In 2015, Todd was elected to the presidency of the North American Society for Sport History (NASSH) and served as NASSH president until May 2019. In September 2011, Dr. Todd was also named a Fellow in the National Academy of Kinesiology for her many contributions to the field of Kinesiology. She was similarly recognized in 2011 by NASSH and was given their Honor Award for her many and varied contributions to the field of Sport History

Jan Todd and her husband, Terry Todd, founded the H.J. Lutcher Stark Center, home to the largest archive in the world devoted to the study of physical culture, sport, resistance training, and alternative medicine, in 1983, serving as co-directors until his death in 2018. The collection, housed at UT-Austin, is regularly used by on-campus and visiting scholars and by Todd's Ph.D. students. Todd also serves as co-editor of Iron Game History: The Journal of Physical Culture, a scholarly periodical exploring the history of exercise and physical fitness founded by the Todds in 1990.
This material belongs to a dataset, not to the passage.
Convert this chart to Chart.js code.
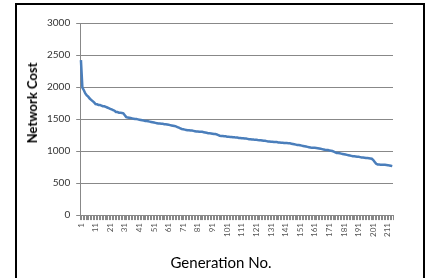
<!DOCTYPE html>
<html>
<head>
<meta charset="utf-8">
<script src="https://cdn.jsdelivr.net/npm/chart.js@4"></script>
<style>
  html, body { margin: 0; padding: 0; background: #fff; overflow: hidden; }
  #wrap { position: relative; width: 434px; height: 278px; }
  #frame { position: absolute; left: 15px; top: 3px; width: 406px; height: 300px; border: 2px solid #000; }
  #chartBox { position: absolute; left: 0; top: 0; width: 434px; height: 278px; }
  .ytitle { position: absolute; left: 32px; top: 103px; transform: translate(-50%, -50%) rotate(-90deg);
            font: bold 13px Lato, sans-serif; color: #000; white-space: nowrap; }
  .xtitle { position: absolute; left: 221px; top: 262px; transform: translate(-50%, -50%);
            font: 15px Lato, sans-serif; color: #000; white-space: nowrap; }
</style>
</head>
<body>
<div id="wrap">
  <div id="frame"></div>
  <div id="chartBox"><canvas id="costChart"></canvas></div>
  <div class="ytitle">Network Cost</div>
  <div class="xtitle">Generation No.</div>
</div>
<script>
// network cost per generation
const costs = [
  2420, 1990, 1950, 1900, 1870, 1850, 1820, 1800, 1780, 1760,
  1735, 1730, 1720, 1720, 1710, 1700, 1700, 1690, 1680, 1670,
  1660, 1650, 1640, 1630, 1610, 1610, 1600, 1600, 1595, 1590,
  1560, 1530, 1525, 1520, 1515, 1510, 1505, 1500, 1500, 1495,
  1490, 1485, 1480, 1475, 1470, 1470, 1465, 1460, 1455, 1450,
  1445, 1440, 1435, 1430, 1430, 1425, 1425, 1420, 1420, 1415,
  1410, 1405, 1400, 1395, 1390, 1385, 1375, 1365, 1355, 1345,
  1340, 1335, 1330, 1325, 1325, 1320, 1320, 1315, 1310, 1305,
  1305, 1300, 1300, 1300, 1295, 1290, 1285, 1280, 1280, 1275,
  1270, 1265, 1265, 1260, 1250, 1240, 1235, 1235, 1230, 1230,
  1225, 1225, 1220, 1220, 1215, 1215, 1210, 1210, 1205, 1205,
  1200, 1200, 1195, 1195, 1190, 1185, 1185, 1180, 1180, 1175,
  1175, 1172, 1170, 1170, 1165, 1160, 1160, 1155, 1150, 1150,
  1145, 1145, 1140, 1140, 1140, 1135, 1135, 1130, 1130, 1125,
  1125, 1125, 1120, 1120, 1115, 1110, 1105, 1100, 1095, 1095,
  1090, 1085, 1080, 1075, 1070, 1065, 1060, 1055, 1050, 1050,
  1050, 1048, 1045, 1040, 1035, 1030, 1025, 1020, 1018, 1015,
  1010, 1005, 1000, 990, 980, 970, 970, 965, 960, 955,
  950, 945, 940, 935, 930, 925, 920, 918, 915, 912,
  910, 905, 900, 898, 895, 892, 890, 888, 885, 880,
  860, 830, 800, 790, 790, 788, 788, 785, 785, 783,
  780, 775, 770, 765
];

// generation numbers 1..N
const generations = costs.map((_, i) => String(i + 1));
// only every 10th generation gets a printed label
const labelEvery = 10;

const yMin = 0;
const yMax = 3000;
const yStep = 500;

new Chart(document.getElementById("costChart"), {
    type: 'line',
    data: {
        labels: generations,
        datasets: [{
            data: costs,
            borderColor: '#4a7ebb',
            borderWidth: 2.5,
            tension: 0,
            pointRadius: 0,
            fill: false
        }]
    },
    options: {
        responsive: true,
        maintainAspectRatio: false,
        animation: false,
        layout: {
            padding: { left: 41, right: 41, top: 23, bottom: 38 }
        },
        plugins: {
            legend: { display: false },
            tooltip: { enabled: false }
        },
        scales: {
            x: {
                offset: true,
                grid: {
                    offset: true,
                    drawOnChartArea: false,
                    drawTicks: true,
                    tickLength: 5,
                    color: '#888'
                },
                border: { display: true, color: '#888', width: 1 },
                ticks: {
                    autoSkip: false,
                    minRotation: 90,
                    maxRotation: 90,
                    padding: 3,
                    color: '#555',
                    font: { family: 'Lato', size: 8 },
                    callback: (val, i) => (i % labelEvery === 0 ? generations[i] : '')
                }
            },
            y: {
                min: yMin,
                max: yMax,
                grid: {
                    color: '#888',
                    drawTicks: true,
                    tickLength: 4
                },
                border: { display: true, color: '#888', width: 1 },
                ticks: {
                    stepSize: yStep,
                    padding: 6,
                    color: '#333',
                    font: { family: 'Lato', size: 10 },
                    callback: v => String(v)
                }
            }
        }
    }
});
</script>
</body>
</html>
Todd's research focuses on the history of exercise, particularly the history of strength and the history of doping. She has written two books: Physical Culture and the Body Beautiful: Purposive Exercise in the Lives of American Women (Mercer University Press, 1998), and (with Terry Todd) Lift Your Way to Youthful Fitness (Little-Brown, 1985), the first popular book to argue that weight training could be used to offset the aging process. She also collaborated on a third book, Strength Coaching in America (University of Texas Press, 2019), with Jason Shurley and Terry Todd that was published the year after Terry's death.

In addition, Todd has written more than a hundred articles in popular and scholarly journals on various aspects of sport and exercise history, anabolic steroids, strength training, and exercise. She also served as a producer and historical consultant for the 2016 documentary Stoneland about the strength traditions of Scotland. The video is available on YouTube.